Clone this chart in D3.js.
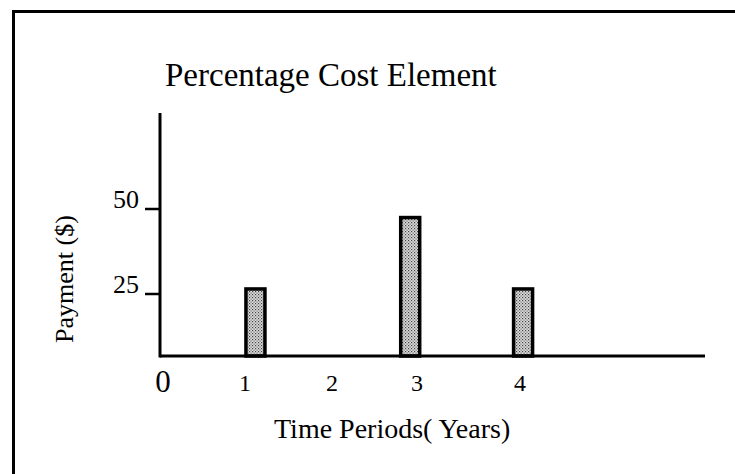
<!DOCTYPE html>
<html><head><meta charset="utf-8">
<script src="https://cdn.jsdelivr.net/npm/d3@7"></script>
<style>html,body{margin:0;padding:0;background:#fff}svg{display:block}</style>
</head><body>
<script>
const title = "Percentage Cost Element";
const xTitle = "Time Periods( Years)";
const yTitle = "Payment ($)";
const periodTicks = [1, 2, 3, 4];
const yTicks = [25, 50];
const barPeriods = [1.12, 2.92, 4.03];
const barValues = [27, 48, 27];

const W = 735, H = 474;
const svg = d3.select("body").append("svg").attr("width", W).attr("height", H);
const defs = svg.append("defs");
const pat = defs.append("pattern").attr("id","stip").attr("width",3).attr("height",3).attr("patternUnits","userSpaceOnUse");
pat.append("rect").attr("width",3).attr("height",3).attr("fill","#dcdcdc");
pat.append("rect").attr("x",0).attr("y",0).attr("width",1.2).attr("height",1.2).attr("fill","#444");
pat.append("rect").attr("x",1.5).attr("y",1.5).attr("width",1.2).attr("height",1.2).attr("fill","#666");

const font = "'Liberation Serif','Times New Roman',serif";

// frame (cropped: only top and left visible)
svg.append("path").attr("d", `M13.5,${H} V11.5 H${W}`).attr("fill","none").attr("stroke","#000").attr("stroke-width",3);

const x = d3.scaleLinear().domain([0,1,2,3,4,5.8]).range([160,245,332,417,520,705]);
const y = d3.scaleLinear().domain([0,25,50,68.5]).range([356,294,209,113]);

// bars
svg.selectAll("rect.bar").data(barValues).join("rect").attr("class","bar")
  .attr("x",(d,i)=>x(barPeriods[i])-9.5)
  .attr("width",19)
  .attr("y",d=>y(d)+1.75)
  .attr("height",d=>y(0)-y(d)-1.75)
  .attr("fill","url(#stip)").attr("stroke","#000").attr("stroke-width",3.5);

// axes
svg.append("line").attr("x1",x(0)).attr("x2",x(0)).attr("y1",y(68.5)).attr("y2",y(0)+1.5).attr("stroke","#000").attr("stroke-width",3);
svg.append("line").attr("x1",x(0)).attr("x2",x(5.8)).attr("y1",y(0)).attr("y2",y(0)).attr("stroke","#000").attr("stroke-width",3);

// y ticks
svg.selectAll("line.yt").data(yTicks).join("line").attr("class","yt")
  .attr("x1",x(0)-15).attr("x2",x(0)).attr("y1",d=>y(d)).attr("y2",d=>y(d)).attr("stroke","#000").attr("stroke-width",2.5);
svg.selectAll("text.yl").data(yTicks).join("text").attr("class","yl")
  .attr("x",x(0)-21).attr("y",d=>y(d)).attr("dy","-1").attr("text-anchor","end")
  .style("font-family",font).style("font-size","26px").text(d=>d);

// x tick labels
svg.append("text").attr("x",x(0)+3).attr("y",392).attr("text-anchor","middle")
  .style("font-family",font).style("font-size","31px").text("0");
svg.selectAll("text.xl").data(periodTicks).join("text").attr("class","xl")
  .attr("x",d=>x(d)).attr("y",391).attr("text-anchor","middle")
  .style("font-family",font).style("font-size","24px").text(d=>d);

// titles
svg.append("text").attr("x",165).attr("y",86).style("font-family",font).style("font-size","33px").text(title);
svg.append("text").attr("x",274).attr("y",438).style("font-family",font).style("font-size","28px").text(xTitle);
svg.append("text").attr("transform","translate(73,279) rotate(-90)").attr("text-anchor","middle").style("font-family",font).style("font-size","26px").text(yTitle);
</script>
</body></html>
==
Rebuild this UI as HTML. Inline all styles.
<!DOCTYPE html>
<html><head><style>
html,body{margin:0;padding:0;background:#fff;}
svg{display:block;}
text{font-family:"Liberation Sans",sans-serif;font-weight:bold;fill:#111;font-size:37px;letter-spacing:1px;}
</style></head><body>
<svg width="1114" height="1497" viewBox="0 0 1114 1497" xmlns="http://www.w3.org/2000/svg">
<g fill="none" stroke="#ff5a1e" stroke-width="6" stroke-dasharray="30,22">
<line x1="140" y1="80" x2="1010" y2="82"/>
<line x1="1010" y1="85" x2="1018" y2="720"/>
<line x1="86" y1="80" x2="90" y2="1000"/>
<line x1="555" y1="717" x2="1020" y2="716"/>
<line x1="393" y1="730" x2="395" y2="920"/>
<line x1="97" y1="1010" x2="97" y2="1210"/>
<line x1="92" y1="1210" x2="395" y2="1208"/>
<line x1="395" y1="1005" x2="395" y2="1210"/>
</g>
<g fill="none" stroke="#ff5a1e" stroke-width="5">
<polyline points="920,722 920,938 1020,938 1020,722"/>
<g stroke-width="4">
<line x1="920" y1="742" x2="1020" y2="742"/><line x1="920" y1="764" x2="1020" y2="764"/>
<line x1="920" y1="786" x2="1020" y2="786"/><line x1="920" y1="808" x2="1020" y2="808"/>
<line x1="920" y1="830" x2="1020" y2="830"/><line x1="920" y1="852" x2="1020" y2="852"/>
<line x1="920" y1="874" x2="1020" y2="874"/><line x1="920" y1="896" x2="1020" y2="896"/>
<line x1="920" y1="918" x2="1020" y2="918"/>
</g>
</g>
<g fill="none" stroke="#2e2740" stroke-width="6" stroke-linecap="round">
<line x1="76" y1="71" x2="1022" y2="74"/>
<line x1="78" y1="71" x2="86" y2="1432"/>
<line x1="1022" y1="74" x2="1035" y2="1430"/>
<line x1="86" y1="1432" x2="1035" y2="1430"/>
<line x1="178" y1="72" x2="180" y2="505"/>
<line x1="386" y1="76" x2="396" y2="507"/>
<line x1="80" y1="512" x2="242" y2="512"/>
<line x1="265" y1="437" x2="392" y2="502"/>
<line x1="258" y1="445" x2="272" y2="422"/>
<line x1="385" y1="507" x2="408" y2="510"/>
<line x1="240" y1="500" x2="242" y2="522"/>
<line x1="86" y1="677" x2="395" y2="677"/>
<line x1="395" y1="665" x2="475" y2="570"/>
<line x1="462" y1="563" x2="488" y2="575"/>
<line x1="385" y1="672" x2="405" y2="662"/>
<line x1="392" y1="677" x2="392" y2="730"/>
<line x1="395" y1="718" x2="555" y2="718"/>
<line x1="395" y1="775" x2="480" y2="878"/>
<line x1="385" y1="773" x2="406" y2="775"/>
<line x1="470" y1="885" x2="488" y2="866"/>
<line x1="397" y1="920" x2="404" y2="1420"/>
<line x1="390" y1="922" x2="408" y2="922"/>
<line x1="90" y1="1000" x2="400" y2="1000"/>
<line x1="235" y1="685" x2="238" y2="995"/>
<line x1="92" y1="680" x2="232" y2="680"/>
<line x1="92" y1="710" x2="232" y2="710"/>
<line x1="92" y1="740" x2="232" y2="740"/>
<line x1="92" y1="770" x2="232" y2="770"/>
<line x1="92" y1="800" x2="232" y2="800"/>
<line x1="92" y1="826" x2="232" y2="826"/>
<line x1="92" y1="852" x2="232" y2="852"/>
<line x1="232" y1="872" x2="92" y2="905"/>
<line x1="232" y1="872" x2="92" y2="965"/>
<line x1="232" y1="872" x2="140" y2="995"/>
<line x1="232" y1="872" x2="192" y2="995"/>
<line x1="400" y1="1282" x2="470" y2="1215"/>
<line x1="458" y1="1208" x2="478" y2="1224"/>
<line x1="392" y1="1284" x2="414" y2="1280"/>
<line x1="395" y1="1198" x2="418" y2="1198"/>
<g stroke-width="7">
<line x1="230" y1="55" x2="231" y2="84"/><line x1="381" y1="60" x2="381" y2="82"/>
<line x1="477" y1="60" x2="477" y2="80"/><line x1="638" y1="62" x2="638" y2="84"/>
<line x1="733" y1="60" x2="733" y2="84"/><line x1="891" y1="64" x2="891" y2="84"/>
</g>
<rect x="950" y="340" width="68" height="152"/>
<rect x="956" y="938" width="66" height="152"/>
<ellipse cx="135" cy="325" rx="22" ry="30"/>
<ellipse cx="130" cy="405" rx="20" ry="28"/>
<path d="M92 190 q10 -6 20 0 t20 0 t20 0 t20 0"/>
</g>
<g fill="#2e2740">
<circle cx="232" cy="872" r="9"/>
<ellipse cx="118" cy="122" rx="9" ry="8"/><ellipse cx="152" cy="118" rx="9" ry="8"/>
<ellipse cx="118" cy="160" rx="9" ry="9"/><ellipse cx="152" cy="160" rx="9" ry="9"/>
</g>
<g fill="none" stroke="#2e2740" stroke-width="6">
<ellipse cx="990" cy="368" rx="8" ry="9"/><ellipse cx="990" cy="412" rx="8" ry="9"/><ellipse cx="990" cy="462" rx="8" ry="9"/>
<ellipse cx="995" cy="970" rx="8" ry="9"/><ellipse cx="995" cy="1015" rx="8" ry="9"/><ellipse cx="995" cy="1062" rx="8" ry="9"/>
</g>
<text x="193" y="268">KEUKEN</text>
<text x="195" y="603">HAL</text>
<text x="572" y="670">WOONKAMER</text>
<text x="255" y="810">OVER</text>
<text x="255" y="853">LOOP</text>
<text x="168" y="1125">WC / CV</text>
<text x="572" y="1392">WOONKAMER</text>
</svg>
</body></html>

▶ **INSTRUCTIONS TO FOLLOW**:
Copy word for word every line from the one with "Clone this chart in D3.js." through the one with "const barValues = [27, 48, 27];", including both. No pictures belong in the copy.

▶ **EXPECTED OUTPUT**:
Clone this chart in D3.js.
<!DOCTYPE html>
<html><head><meta charset="utf-8">
<script src="https://cdn.jsdelivr.net/npm/d3@7"></script>
<style>html,body{margin:0;padding:0;background:#fff}svg{display:block}</style>
</head><body>
<script>
const title = "Percentage Cost Element";
const xTitle = "Time Periods( Years)";
const yTitle = "Payment ($)";
const periodTicks = [1, 2, 3, 4];
const yTicks = [25, 50];
const barPeriods = [1.12, 2.92, 4.03];
const barValues = [27, 48, 27];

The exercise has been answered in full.